Here's a sagetex solution using SAGE, a computer algebra system (CAS). Documentation on some matrix basics is here. The complete documentation for matrices is available in PDF form here. With 685 pages of documentation you'll find SAGE can do most anything you want.

\documentclass{article}
\usepackage{sagetex,amsmath,amsfonts}
\linespread{2.0}
\begin{document}
\begin{sagesilent}
latex.matrix_delimiters(left='[', right=']')
A=matrix([[5,0,0],[0,2,-5],[6,1,-2]])
B = matrix(4,[0..15])
C= B.delete_rows([0,3]).delete_columns([1,2])
D= A.delete_rows([0]).delete_columns([0])
\end{sagesilent}
Consider the matrices below:  \[A=\sage{A} \hspace{2cm} B=\sage{B}\]
The entry $A_{1,1}=\sage{A[0][0]}$ because SAGE is Python 
based and indices start with $0$. We can create submatrices $C=\sage{C}$ and    $D=\sage{D}$ by 
deleting rows and columns.
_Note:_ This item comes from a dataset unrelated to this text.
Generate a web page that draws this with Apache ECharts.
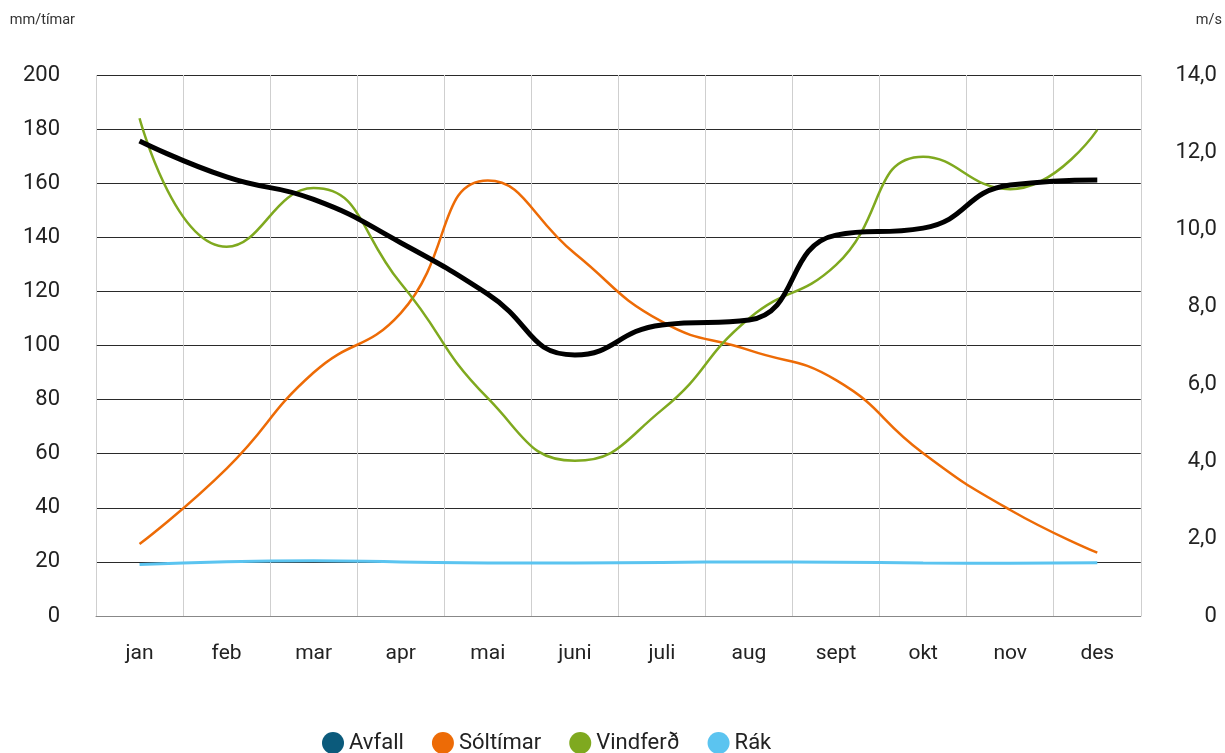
<!DOCTYPE html>
<html>
<head>
<meta charset="utf-8">
<script src="https://cdn.jsdelivr.net/npm/echarts@6/dist/echarts.min.js"></script>
<style>
html,body{margin:0;padding:0;background:#fff;}
#chart{width:1225px;height:753px;}
</style>
</head>
<body>
<div id="chart"></div>
<script>
const categories = ['jan','feb','mar','apr','mai','juni','juli','aug','sept','okt','nov','des'];
const avfall    = [175.6, 162.3, 154, 138, 119, 96.5, 107.6, 109.4, 140.8, 143.4, 159.3, 161.2];
const soltimar  = [26.6, 54.5, 90, 112, 161, 134, 108.8, 98.3, 87.2, 60.2, 39.2, 23.4];
const vindferd  = [184, 136.5, 158.2, 123, 80.5, 57.4, 76.2, 110, 129.8, 169.8, 157.8, 179.7];
const rak       = [19, 20.1, 20.4, 20, 19.6, 19.6, 19.8, 20, 19.9, 19.6, 19.5, 19.7];
const leftTicks  = {min: 0, max: 200, interval: 20};
const rightTicks = {min: 0, max: 14, interval: 2};

const font = 'Roboto, "DejaVu Sans", sans-serif';
const chart = echarts.init(document.getElementById('chart'), null, {renderer: 'canvas'});
chart.setOption({
  animation: false,
  textStyle: {fontFamily: font},
  grid: {left: 96, right: 84, top: 75, bottom: 137, containLabel: false},
  legend: {
    top: 732, left: 322, padding: 0,
    icon: 'circle', itemWidth: 22, itemHeight: 22, itemGap: 28,
    textStyle: {fontSize: 22, color: '#222', fontFamily: font},
    data: [
      {name: 'Avfall', itemStyle: {color: '#0b5a7b'}},
      {name: 'Sóltímar', itemStyle: {color: '#ed6b06'}},
      {name: 'Vindferð', itemStyle: {color: '#7fa91f'}},
      {name: 'Rák', itemStyle: {color: '#5bc4f0'}}
    ]
  },
  xAxis: {
    type: 'category', data: categories, boundaryGap: true,
    axisLine: {show: true, lineStyle: {color: '#888', width: 1}},
    axisTick: {show: false},
    axisLabel: {fontSize: 21, color: '#222', margin: 27, fontFamily: font},
    splitLine: {show: true, lineStyle: {color: '#cfcfcf', width: 1}}
  },
  yAxis: [
    {
      type: 'value', min: leftTicks.min, max: leftTicks.max, interval: leftTicks.interval,
      name: 'mm/tímar', nameLocation: 'end', nameGap: 47,
      nameTextStyle: {fontSize: 14.5, color: '#333', align: 'right', padding: [0, 21, 0, 0], fontFamily: font},
      axisLine: {show: false}, axisTick: {show: false},
      axisLabel: {fontSize: 22, color: '#222', margin: 36, fontFamily: font},
      splitLine: {show: true, lineStyle: {color: '#2a2a2a', width: 1}}
    },
    {
      type: 'value', min: rightTicks.min, max: rightTicks.max, interval: rightTicks.interval,
      name: 'm/s', nameLocation: 'end', nameGap: 47,
      nameTextStyle: {fontSize: 14.5, color: '#333', align: 'left', padding: [0, 0, 0, 55], fontFamily: font},
      axisLine: {show: false}, axisTick: {show: false},
      axisLabel: {fontSize: 22, color: '#222', margin: 76, align: 'right', fontFamily: font,
        formatter: v => v === 0 ? '0' : v.toFixed(1).replace('.', ',')},
      splitLine: {show: false}
    }
  ],
  series: [
    {name: 'Rák', type: 'line', data: rak, smooth: 0.5, showSymbol: false, symbol: 'none',
      itemStyle: {color: '#5bc4f0'}, lineStyle: {color: '#5bc4f0', width: 3}, z: 3},
    {name: 'Sóltímar', type: 'line', data: soltimar, smooth: 0.5, showSymbol: false, symbol: 'none',
      itemStyle: {color: '#ed6b06'}, lineStyle: {color: '#ed6b06', width: 2.5}, z: 4},
    {name: 'Vindferð', type: 'line', data: vindferd, smooth: 0.5, showSymbol: false, symbol: 'none',
      itemStyle: {color: '#7fa91f'}, lineStyle: {color: '#7fa91f', width: 2.5}, z: 5},
    {name: 'Avfall', type: 'line', data: avfall, smooth: 0.5, showSymbol: false, symbol: 'none',
      itemStyle: {color: '#0b5a7b'}, lineStyle: {color: '#000', width: 5}, z: 6}
  ]
});
</script>
</body>
</html>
SAGE can calculate $C \cdot D = \sage{CD}$ and its  determinant:
\begin{sagesilent}
latex.matrix_delimiters(left='|', right='|')
\end{sagesilent}
$det(C \cdot D)=\sage{CD}=\sage{det(C*D)}$
\end{document}

The result, running in Cocalc:

The most important thing to remember is that SAGE, which is Python based and gives you access to Python, has a default starting index of 0. So removing the first row and column from your matrix is given by: D= A.delete_rows([0]).delete_columns([0]). What surrounds your matrix in LaTeX are the delimiters, documentation for changing them in SAGE is here. The code latex.matrix_delimiters(left='|', right='|') changed the delimiters so I could show the determinant in LaTeX.

SAGE is not part of LaTeX. The easiest way to get started is with a free Cocalc account.